Maine Rep. Scott Hamann has resigned from his job at a regional food bank in the wake of backlash for an anti-President Trump rant on social media.

Hamann, a Democratic lawmaker from South Portland, responded to questions about his departure from the Good Shepherd Food Bank with a text message saying the backlash was affecting his employer and that the timing was right for him to move on.

“I have been considering changing jobs for the past year, since I completed my MBA last fall and would like to pursue employment opportunities more in line with my education level,” he wrote. “Particularly since Trump supporters from around the country were making threatening calls to the food bank to harass them into firing me over my satirical Facebook comment, it felt appropriate to spare my coworkers and an organization I love any more hassle. Good Shepherd was the best employer I could have asked for during the three years I was there, but this seemed like the right time to pursue jobs that put my degree to better use.”

Hamann was a project manager at Good Shepherd, a hunger relief organization that supplies food pantries and soup kitchens and is based in Auburn.

Hamann had said in previous interviews that he and his family had been subjected to hundreds of threatening phone calls and messages, including death threats, after posting an inflammatory message to a friend that he says was intended as satire.

Clara Whitney, director of public affairs for the Food Bank, said the food bank also has felt the backlash from Hamann’s post. “I can also confirm that we received many calls, emails, and social media messages regarding Scott’s remarks,” she said in an email.

Whitney confirmed that Hamann resigned but said in the email that the reasons why he left are part of his confidential personnel file.

Hamann’s controversial Facebook message, posted this month, included an obscenity-laced rant against President Trump. In the closing sentence of his post, Hamann wrote, “Trump is a half term president, at most, especially if I ever get within 10 feet of that (vulgar term).”

Hamann, who is serving his third term in the Legislature, also lashed out at Trump’s supporters and made reference to the president’s controversial statements about women and Republican Sen.
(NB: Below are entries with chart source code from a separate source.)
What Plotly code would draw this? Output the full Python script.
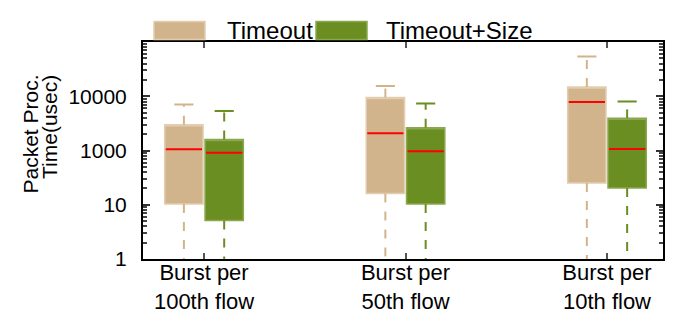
import plotly.graph_objects as go

# categories and box statistics (usec)
groups = ["Burst per<br>100th flow", "Burst per<br>50th flow", "Burst per<br>10th flow"]
positions = [1, 2, 3]

timeout_low = [1, 1, 1]
timeout_q1 = [10.3, 16.2, 25.2]
timeout_med = [106, 209, 785]
timeout_q3 = [299, 946, 1487]
timeout_high = [702, 1550, 5430]

size_low = [1, 1, 1]
size_q1 = [5.1, 10.3, 20.4]
size_med = [91, 97, 107]
size_q3 = [160, 263, 391]
size_high = [534, 733, 797]

y_tickvals = [1, 10, 100, 1000]
y_ticktext = ["1", "10", "1000", "10000"]

TAN = "#D2B48C"
TAN_EDGE = "#E2CDB0"
GREEN = "#6B8E23"
GREEN_EDGE = "#8AA84E"
FONT = "Liberation Sans, Arial, sans-serif"

BOX_W = 0.19
OFFSET = 0.1

# the page body adds an 8px margin, so the figure is shrunk by that much
PAGE = 8
W, H = 676 - PAGE, 325 - PAGE
L, R, T, B = 143 - PAGE, 13, 42 - PAGE, 66
PW, PH = W - L - R, H - T - B


def px(x):
    # reference pixel -> paper x
    return (x - PAGE - L) / PW


def py(y):
    # reference pixel -> paper y
    return (H - B - (y - PAGE)) / PH


fig = go.Figure()


def add_series(name, offset, low, q1, med, q3, high, fill, edge):
    xs = [p + offset for p in positions]
    # box body
    fig.add_trace(go.Box(
        name=name, x=xs, q1=q1, median=q3, q3=q3,
        lowerfence=q1, upperfence=q3, width=BOX_W,
        fillcolor=fill, line=dict(color=edge, width=1.5),
        whiskerwidth=0, showlegend=False,
    ))
    # red median
    fig.add_trace(go.Box(
        x=xs, q1=med, median=med, q3=med, lowerfence=med, upperfence=med,
        width=BOX_W - 0.01, fillcolor="rgba(0,0,0,0)",
        line=dict(color="red", width=2), whiskerwidth=0, showlegend=False,
    ))
    # upper caps
    fig.add_trace(go.Box(
        x=xs, q1=high, median=high, q3=high, lowerfence=high, upperfence=high,
        width=BOX_W / 2, fillcolor="rgba(0,0,0,0)",
        line=dict(color=fill, width=2), whiskerwidth=0, showlegend=False,
    ))
    # dashed whiskers
    wx, wy = [], []
    for x, a, b, c, d in zip(xs, low, q1, q3, high):
        wx += [x, x, None, x, x, None]
        wy += [c, d, None, b, a, None]
    fig.add_trace(go.Scatter(
        x=wx, y=wy, mode="lines", showlegend=False,
        line=dict(color=fill, width=2, dash="9px,9px"),
    ))


add_series("Timeout", -OFFSET, timeout_low, timeout_q1, timeout_med,
           timeout_q3, timeout_high, TAN, TAN_EDGE)
add_series("Timeout+Size", OFFSET, size_low, size_q1, size_med,
           size_q3, size_high, GREEN, GREEN_EDGE)

# legend drawn above the frame
legend_items = [("Timeout", TAN, TAN_EDGE, 154, 227),
                ("Timeout+Size", GREEN, GREEN_EDGE, 316, 386)]
for label, fill, edge, sx, tx in legend_items:
    fig.add_shape(type="rect", xref="paper", yref="paper",
                  x0=px(sx), x1=px(sx + 51), y0=py(39.5), y1=py(21.5),
                  fillcolor=fill, line=dict(color=edge, width=1.5))
    fig.add_annotation(text=label, xref="paper", yref="paper",
                       x=px(tx - 2), y=py(30.5),
                       xanchor="left", yanchor="middle", showarrow=False,
                       font=dict(size=24, color="black", family=FONT))

# two-line y title with tight line spacing
for line, cx in [("Packet Proc.", 30), ("Time(usec)", 49)]:
    fig.add_annotation(text=line, xref="paper", yref="paper",
                       x=px(cx), y=py(73), textangle=-90,
                       xanchor="center", yanchor="top", showarrow=False,
                       font=dict(size=21, color="black", family=FONT))

fig.update_layout(
    width=W, height=H,
    margin=dict(l=L, r=R, t=T, b=B),
    paper_bgcolor="white", plot_bgcolor="white",
    font=dict(family=FONT, color="black"),
    boxmode="overlay", showlegend=False,
)
fig.update_xaxes(
    range=[0.697, 3.278], tickvals=positions, ticktext=groups,
    tickfont=dict(size=22), showgrid=False, zeroline=False, automargin=False,
    showline=True, linecolor="black", linewidth=2, mirror="ticks",
    ticks="inside", ticklen=6, tickcolor="#555", tickwidth=1.5,
    ticklabelstandoff=-7,
)
fig.update_yaxes(
    type="log", range=[0, 4], tickvals=y_tickvals, ticktext=y_ticktext,
    tickfont=dict(size=21), showgrid=False, zeroline=False, automargin=False,
    showline=True, linecolor="black", linewidth=2, mirror="ticks",
    ticks="inside", ticklen=7, tickcolor="#333", tickwidth=1.5,
    ticklabelstandoff=10,
    minor=dict(ticks="inside", ticklen=4, tickcolor="#444", dtick="D1",
               showgrid=False),
)

fig.write_html("out.html")
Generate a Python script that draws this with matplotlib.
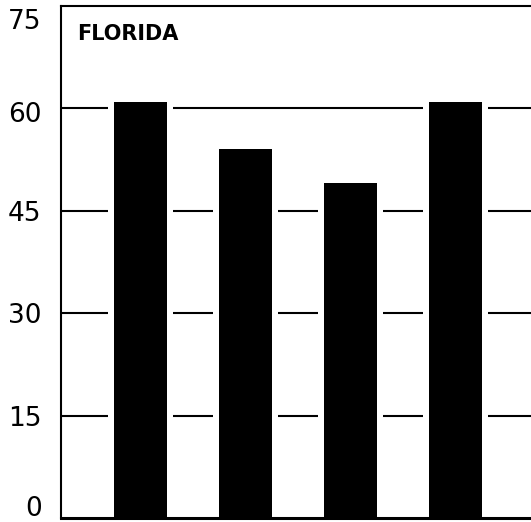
import numpy as np
import matplotlib.pyplot as plt
import matplotlib.transforms as mtransforms

# Werte aus der Vorlage
state = "FLORIDA"
values = [61, 54, 49, 61]
yticks = [0, 15, 30, 45, 60, 75]

fig = plt.figure(figsize=(5.31, 5.22), dpi=100)
ax = fig.add_axes([61 / 531, 4 / 522, 470 / 531, 512 / 522])

x = np.arange(len(values))

# Gitterlinien mit Luecken neben den Balken
for t in yticks[1:-1]:
    ax.axhline(t, color="black", lw=1.5, zorder=1)
ax.bar(x, values, width=0.62, color="white", zorder=2)
ax.bar(x, values, width=0.514, color="black", zorder=3)

ax.set_xlim(-0.757, 3.719)
ax.set_ylim(0, 75)
ax.set_xticks([])
ax.set_yticks(yticks)
ax.set_yticklabels([str(t) for t in yticks], fontsize=19)
ax.tick_params(axis="y", length=0, pad=14)

# Beschriftungen oben und unten etwas nach innen schieben
shifts = {0: 12, 60: -4, 75: -13}
for t, lab in zip(yticks, ax.get_yticklabels()):
    dy = shifts.get(t, 0)
    if dy:
        off = mtransforms.ScaledTranslation(0, dy / 100, fig.dpi_scale_trans)
        lab.set_transform(lab.get_transform() + off)

for s in ["left", "top", "bottom"]:
    ax.spines[s].set_linewidth(1.5)
ax.spines["bottom"].set_linewidth(2.2)
ax.spines["right"].set_visible(False)

ax.text(0.034, 0.945, state, transform=ax.transAxes, fontsize=15,
        fontweight="bold", va="center", ha="left")

fig.savefig("out.png", dpi=100)
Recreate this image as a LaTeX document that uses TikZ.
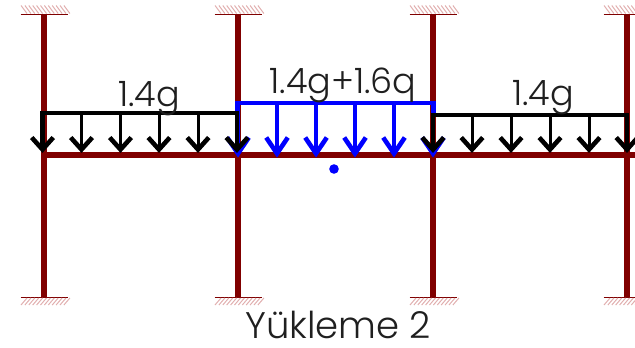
\documentclass[tikz,border=0pt]{standalone}
\usepackage{fontspec}
\setmainfont{Poppins}[UprightFont=* Light]
\definecolor{frame}{RGB}{128,0,0}
\definecolor{hatchc}{RGB}{225,175,175}
\definecolor{loadblue}{RGB}{0,0,255}
\tikzset{
  member/.style={draw=frame,line width=5.5pt},
  beam/.style={draw=frame,line width=6.5pt},
  base/.style={draw=frame,line width=1pt},
  hatch/.style={draw=hatchc,line width=1pt},
  blackline/.style={line width=4.5pt,line join=miter},
  blueline/.style={line width=4pt,line join=miter},
  lbl/.style={inner sep=0pt,anchor=base,font=\fontsize{35}{36}\selectfont,text=black!88}
}
\newcommand{\fixtop}[1]{%
  \draw[base] (#1-23.5,14.5) -- (#1+23.5,14.5);
  \foreach \i in {0,...,11} \draw[hatch] (#1-23+\i*3.9,5.5) -- (#1-17+\i*3.9,13.5);}
\newcommand{\fixbot}[1]{%
  \draw[base] (#1-23.5,297) -- (#1+23.5,297);
  \foreach \i in {0,...,11} \draw[hatch] (#1-23+\i*3.9,305) -- (#1-17+\i*3.9,298);}
\newcommand{\loadarrow}[4]{% x, top y, colour, width
  \draw[#3,line width=#4] (#1,#2) -- (#1,149);
  \draw[#3,line width=4.6pt,line join=miter,miter limit=10] (#1-10.8,137.5) -- (#1,149.5) -- (#1+10.8,137.5);}
\begin{document}
\begin{tikzpicture}[x=1pt,y=-1pt]
\useasboundingbox (0,0) rectangle (635,348);
\foreach \c in {44,238,433,627} {\fixtop{\c}\fixbot{\c}}
\coordinate (t1) at (44,14); \coordinate (b1) at (44,297);
\coordinate (t2) at (238,14); \coordinate (b2) at (238,297);
\coordinate (t3) at (433,14); \coordinate (b3) at (433,297);
\coordinate (t4) at (627,14); \coordinate (b4) at (627,297);
\coordinate (bl) at (44,155); \coordinate (br) at (635,155);
\draw[member] (t1) -- (b1);
\draw[member] (t2) -- (b2);
\draw[member] (t3) -- (b3);
\draw[member] (t4) -- (b4);
\draw[beam] (bl) -- (br);
% blue load
\foreach \x in {238,277,316,355,394,433} {\draw[loadblue,line width=3.5pt] (\x,103) -- (\x,153);
  \draw[loadblue,line width=4.6pt,line join=miter,miter limit=10] (\x-10.8,137.5) -- (\x,153.5) -- (\x+10.8,137.5);}
\draw[loadblue,blueline] (237,112) -- (237,103) -- (434,103) -- (434,115);
% black loads
\foreach \x in {81.5,120.5,159,198} {\loadarrow{\x}{113}{black}{3pt}}
\foreach \x in {42.5,237} {\loadarrow{\x}{113}{black}{4.5pt}}
\draw[black,blackline] (40.3,113) -- (239,113);
\foreach \x in {472,511,550,589} {\loadarrow{\x}{115}{black}{3pt}}
\foreach \x in {433,627} {\loadarrow{\x}{115}{black}{4.5pt}}
\draw[black,blackline] (431,115) -- (629,115);
\fill[loadblue] (334,169) circle (4.8pt);
\node[lbl] (la) at (149,106) {1.4g};
\node[lbl] (lb) at (343,93) {1.4g+1.6q};
\node[lbl] (lc) at (543,105) {1.4g};
\node[lbl,font=\fontsize{37}{37}\selectfont] (ti) at (338,338) {Yükleme 2};
\end{tikzpicture}
\end{document}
John McCain of Arizona, who was held prisoner for more than five years during the Vietnam War.

Republican Party officials captured a photo of the post before Hamann deleted it, and then circulated it with a statement condemning the Democrat. The post sparked a backlash against Hamann, who said he regretted posting it but that it was an attempt to use satire to highlight how vitriolic Trump’s supporters can be.

House Speaker Sara Gideon condemned the post and removed Hamann from both of his legislative committees as a punishment for the break in decorum. He later apologized to the full House of Representatives.

Hamann said he also was interviewed by Secret Service agents at his home, but that they accepted his explanation.

“Their determination was that it was a satirical political rant and not a threat in any way,” he said at the time. “Case closed. I did not make any threat.”